This is some musing on the concept of identity for a service within a clustered environment.
Generally when accessing a service within some runtime environment capable of hosting multiple things we have a means of identifying which service a client wishes to interact with, eg.:
IP aliases (L3)
Port forwarding (L4)
Server Name Indication (SNI) (L5 or 6)
HTTP headers for proxy routing (L7)
It's the layer 3 that I've been thinking on, as the lower in the stack you go the more exposed you are to the local routing topologies, IPAM, site configurations, etc. Should you want your cluster to extend across multiple L2 domains then it becomes substantially more involved as we need to start having potentially different IPs in any given L2 domain and DNS SRV records, BGP awareness, etc.
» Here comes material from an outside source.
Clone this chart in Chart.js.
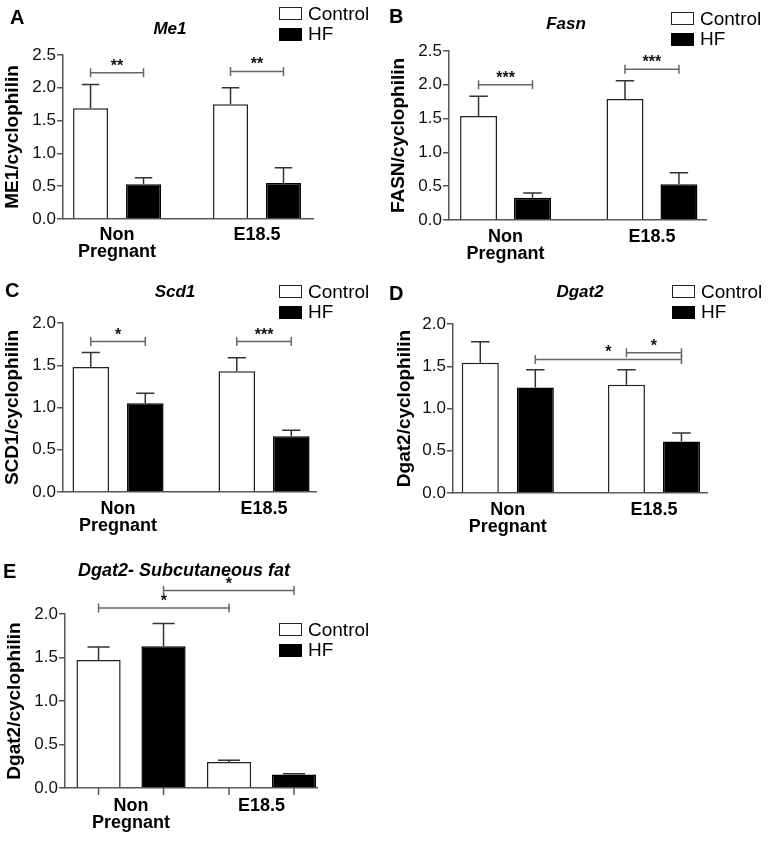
<!DOCTYPE html>
<html>
<head>
<meta charset="utf-8">
<script src="https://cdn.jsdelivr.net/npm/chart.js@4.4.1/dist/chart.umd.min.js"></script>
<style>
  body { margin: 0; background: #fff; }
  #page { position: relative; width: 768px; height: 844px; overflow: hidden; font-family: "Liberation Sans", Arial, sans-serif; color: #000; }
  canvas { position: absolute; }
  .letter { position: absolute; font-size: 20px; font-weight: bold; line-height: 20px; }
  .title { position: absolute; font-size: 17px; font-weight: bold; font-style: italic; line-height: 17px; transform: translateX(-50%); white-space: nowrap; }
  .legend { position: absolute; font-size: 19px; }
  .legend div { display: flex; align-items: center; height: 20.5px; }
  .legend i { display: inline-block; box-sizing: border-box; width: 23px; height: 13px; border: 1.5px solid #222; margin-right: 6px; background: #fff; }
</style>
</head>
<body>
<div id="page">
  <canvas id="me1" width="384" height="270" style="left:0;top:0"></canvas>
  <canvas id="fasn" width="384" height="270" style="left:384px;top:0"></canvas>
  <canvas id="scd1" width="384" height="290" style="left:0;top:270px"></canvas>
  <canvas id="dgat2" width="384" height="290" style="left:384px;top:270px"></canvas>
  <canvas id="dgat2sc" width="384" height="284" style="left:0;top:560px"></canvas>

  <div class="letter" style="left:10px;top:7px">A</div>
  <div class="title" style="left:170px;top:19.5px">Me1</div>
  <div class="legend" id="legA" style="left:279px;top:3.5px"></div>

  <div class="letter" style="left:389px;top:5.5px">B</div>
  <div class="title" style="left:566px;top:14.8px">Fasn</div>
  <div class="legend" id="legB" style="left:671px;top:8.5px"></div>

  <div class="letter" style="left:5px;top:279.5px">C</div>
  <div class="title" style="left:175px;top:282.8px">Scd1</div>
  <div class="legend" id="legC" style="left:279px;top:281.5px"></div>

  <div class="letter" style="left:389px;top:282.5px">D</div>
  <div class="title" style="left:580px;top:282.8px">Dgat2</div>
  <div class="legend" id="legD" style="left:672px;top:281.5px"></div>

  <div class="letter" style="left:3px;top:560.5px">E</div>
  <div class="title" style="left:184px;top:561px;font-size:18px;line-height:18px">Dgat2- Subcutaneous fat</div>
  <div class="legend" id="legE" style="left:279px;top:619.5px"></div>
</div>
<script>
const groups = [['Non', 'Pregnant'], 'E18.5'];
const seriesNames = ['Control', 'HF'];

// significance brackets: [series, group, series, group, level, stars]

// A - Me1
const me1Control = [1.69, 1.75];
const me1ControlSem = [0.36, 0.25];
const me1Hf = [0.53, 0.55];
const me1HfSem = [0.10, 0.23];
const me1Sig = [[0, 0, 1, 0, 2.23, '**'], [0, 1, 1, 1, 2.25, '**']];

// B - Fasn
const fasnControl = [1.54, 1.79];
const fasnControlSem = [0.29, 0.27];
const fasnHf = [0.33, 0.53];
const fasnHfSem = [0.07, 0.17];
const fasnSig = [[0, 0, 1, 0, 2.0, '***'], [0, 1, 1, 1, 2.23, '***']];

// C - Scd1
const scd1Control = [1.48, 1.43];
const scd1ControlSem = [0.17, 0.16];
const scd1Hf = [1.05, 0.66];
const scd1HfSem = [0.12, 0.07];
const scd1Sig = [[0, 0, 1, 0, 1.78, '*'], [0, 1, 1, 1, 1.78, '***']];

// D - Dgat2
const dgat2Control = [1.54, 1.28];
const dgat2ControlSem = [0.25, 0.18];
const dgat2Hf = [1.25, 0.61];
const dgat2HfSem = [0.21, 0.10];
const dgat2Sig = [[0, 1, 1, 1, 1.66, '*'], [1, 0, 1, 1, 1.58, '*']];

// E - Dgat2 subcutaneous fat
const dgat2ScControl = [1.47, 0.30];
const dgat2ScControlSem = [0.15, 0.02];
const dgat2ScHf = [1.63, 0.155];
const dgat2ScHfSem = [0.26, 0.01];
const dgat2ScSig = [[0, 0, 0, 1, 2.07, '*'], [1, 0, 1, 1, 2.27, '*']];

const family = "'Liberation Sans', Arial, sans-serif";

// 误差线 + 显著性括号
const errorBars = {
    id: 'errorBars',
    afterDatasetsDraw(chart, args, opts) {
        const ctx = chart.ctx;
        const y = chart.scales.y;
        ctx.save();
        ctx.lineWidth = 1.5;
        ctx.strokeStyle = '#333';
        chart.data.datasets.forEach((ds, di) => {
            chart.getDatasetMeta(di).data.forEach((bar, i) => {
                const top = y.getPixelForValue(ds.data[i].y + ds.sem[i]);
                const half = bar.width / 4;
                ctx.beginPath();
                ctx.moveTo(bar.x, bar.y);
                ctx.lineTo(bar.x, top);
                ctx.moveTo(bar.x - half, top);
                ctx.lineTo(bar.x + half, top);
                ctx.stroke();
                if (opts.xTicks) {
                    ctx.strokeStyle = '#555';
                    ctx.beginPath();
                    ctx.moveTo(bar.x, chart.chartArea.bottom);
                    ctx.lineTo(bar.x, chart.chartArea.bottom + 7);
                    ctx.stroke();
                    ctx.strokeStyle = '#333';
                }
            });
        });
        ctx.strokeStyle = '#666';
        ctx.fillStyle = '#111';
        ctx.font = 'bold 16px ' + family;
        ctx.textAlign = 'center';
        ctx.textBaseline = 'alphabetic';
        (opts.brackets || []).forEach(([s1, g1, s2, g2, level, label]) => {
            const x1 = chart.getDatasetMeta(s1).data[g1].x;
            const x2 = chart.getDatasetMeta(s2).data[g2].x;
            const yy = y.getPixelForValue(level);
            ctx.beginPath();
            ctx.moveTo(x1, yy);
            ctx.lineTo(x2, yy);
            ctx.moveTo(x1, yy - 4.5);
            ctx.lineTo(x1, yy + 4.5);
            ctx.moveTo(x2, yy - 4.5);
            ctx.lineTo(x2, yy + 4.5);
            ctx.stroke();
            ctx.fillText(label, (x1 + x2) / 2, yy - 2);
        });
        ctx.restore();
    }
};

function makePanel(id, p) {
    const toPoints = arr => arr.map((v, i) => ({x: i, y: v}));
    return new Chart(document.getElementById(id), {
        type: 'bar',
        data: {
            datasets: [{
                label: seriesNames[0],
                data: toPoints(p.control),
                sem: p.controlSem,
                backgroundColor: '#fff',
                borderColor: '#222',
                borderWidth: 1.5,
                categoryPercentage: p.cat,
                barPercentage: p.bar
            }, {
                label: seriesNames[1],
                data: toPoints(p.hf),
                sem: p.hfSem,
                backgroundColor: '#000',
                borderColor: '#000',
                borderWidth: 1.5,
                categoryPercentage: p.cat,
                barPercentage: p.bar
            }]
        },
        options: {
            responsive: false,
            animation: false,
            layout: {padding: {left: 0, top: p.top, right: p.w - p.right, bottom: 0}},
            plugins: {
                legend: {display: false},
                tooltip: {enabled: false},
                errorBars: {brackets: p.sig, xTicks: p.xTicks}
            },
            scales: {
                x: {
                    type: 'linear',
                    min: p.xMin,
                    max: p.xMax,
                    bounds: 'data',
                    offset: false,
                    afterBuildTicks: s => { s.ticks = groups.map((g, i) => ({value: i})); },
                    ticks: {
                        autoSkip: false,
                        maxRotation: 0,
                        padding: p.xPad,
                        color: '#000',
                        font: {family, size: 18, weight: 'bold', lineHeight: 0.96},
                        callback: v => groups[v]
                    },
                    grid: {display: false, drawTicks: false},
                    border: {color: '#555', width: 1.5},
                    afterFit: s => { s.height = p.h - p.bottom; }
                },
                y: {
                    min: 0,
                    max: p.yMax,
                    ticks: {
                        stepSize: 0.5,
                        padding: 1,
                        color: '#111',
                        font: {family, size: 17},
                        callback: v => v.toFixed(1)
                    },
                    grid: {drawOnChartArea: false, drawTicks: true, tickLength: 6, color: '#555', lineWidth: 1.5},
                    border: {color: '#555', width: 1.5},
                    title: {
                        display: true,
                        text: p.yTitle,
                        color: '#000',
                        font: {family, size: 19, weight: 'bold'},
                        padding: {top: p.titlePad, bottom: 0}
                    },
                    afterFit: s => { s.width = p.left; }
                }
            }
        },
        plugins: [errorBars]
    });
}

function makeLegend(id) {
    const el = document.getElementById(id);
    seriesNames.forEach((name, i) => {
        const row = document.createElement('div');
        const box = document.createElement('i');
        if (i === 1) {
            box.style.background = '#000';
            box.style.borderColor = '#000';
        }
        row.appendChild(box);
        row.appendChild(document.createTextNode(name));
        el.appendChild(row);
    });
}

makePanel('me1', {
    control: me1Control, controlSem: me1ControlSem, hf: me1Hf, hfSem: me1HfSem, sig: me1Sig,
    yTitle: 'ME1/cyclophilin', yMax: 2.5,
    w: 384, h: 270, left: 63, right: 313, top: 55, bottom: 219,
    xMin: -0.386, xMax: 1.4, cat: 0.757, bar: 0.66, titlePad: 1, xPad: 7
});
makePanel('fasn', {
    control: fasnControl, controlSem: fasnControlSem, hf: fasnHf, hfSem: fasnHfSem, sig: fasnSig,
    yTitle: 'FASN/cyclophilin', yMax: 2.5,
    w: 384, h: 270, left: 65, right: 322, top: 51, bottom: 220,
    xMin: -0.386, xMax: 1.369, cat: 0.737, bar: 0.685, titlePad: 3, xPad: 8
});
makePanel('scd1', {
    control: scd1Control, controlSem: scd1ControlSem, hf: scd1Hf, hfSem: scd1HfSem, sig: scd1Sig,
    yTitle: 'SCD1/cyclophilin', yMax: 2.0,
    w: 384, h: 290, left: 63, right: 316, top: 53, bottom: 222,
    xMin: -0.377, xMax: 1.356, cat: 0.747, bar: 0.67, titlePad: 1, xPad: 8
});
makePanel('dgat2', {
    control: dgat2Control, controlSem: dgat2ControlSem, hf: dgat2Hf, hfSem: dgat2HfSem, sig: dgat2Sig,
    yTitle: 'Dgat2/cyclophilin', yMax: 2.0,
    w: 384, h: 290, left: 69, right: 323, top: 54, bottom: 223,
    xMin: -0.375, xMax: 1.363, cat: 0.753, bar: 0.673, titlePad: 9, xPad: 8
});
makePanel('dgat2sc', {
    control: dgat2ScControl, controlSem: dgat2ScControlSem, hf: dgat2ScHf, hfSem: dgat2ScHfSem, sig: dgat2ScSig,
    yTitle: 'Dgat2/cyclophilin', yMax: 2.0,
    w: 384, h: 284, left: 65, right: 317, top: 54, bottom: 228,
    xMin: -0.506, xMax: 1.425, cat: 0.996, bar: 0.68, titlePad: 3, xPad: 9, xTicks: true
});

['legA', 'legB', 'legC', 'legD', 'legE'].forEach(makeLegend);
</script>
</body>
</html>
All that complexity preserves optionality however as you can still layer any of those other mechanisms on top of it.
One possible scheme is to lean on DHCP to furnish an address appropriate for the environment. However if we want to be able to have any predictability in address assignment (and often we do), we also need a stable way of identifying ourselves to the DHCP server.
My thought here is to use the extended client identifier with a subtly different interpretation than normal:
DUID - instead of this being a singular system, this is the ID of the cluster. Likely a cluster either has some unique identifier, whether a UUID from creation, a VIP to be addressed by, an FQDN backed by SRV records, et al. Any of those is suited to either be directly presented as a DUID or hashed into a suitable value.
IAID - instead of this being an interface in a system, make it the Service identifier using any of the same types of ID noted for DUID.
Taking this approach means we have a stable cluster and service identity, which in turn allow s a site admin to create a lease for a stable address by which a given cluster/service can be known. This decouples the specific address config from the cluster itself and puts it in the hands of the environment in which it is active.... which is very much a 12factor app approach.
It allows a cluster spanning L2s to ask in each domain what it should serve a Service as, potentially having a different IP in each yet without the cluster or service author needing to be aware of it or embed it in config during deployment. Instead the binding of a specific address is left as an exercise for the site administrator and not the cluster admin.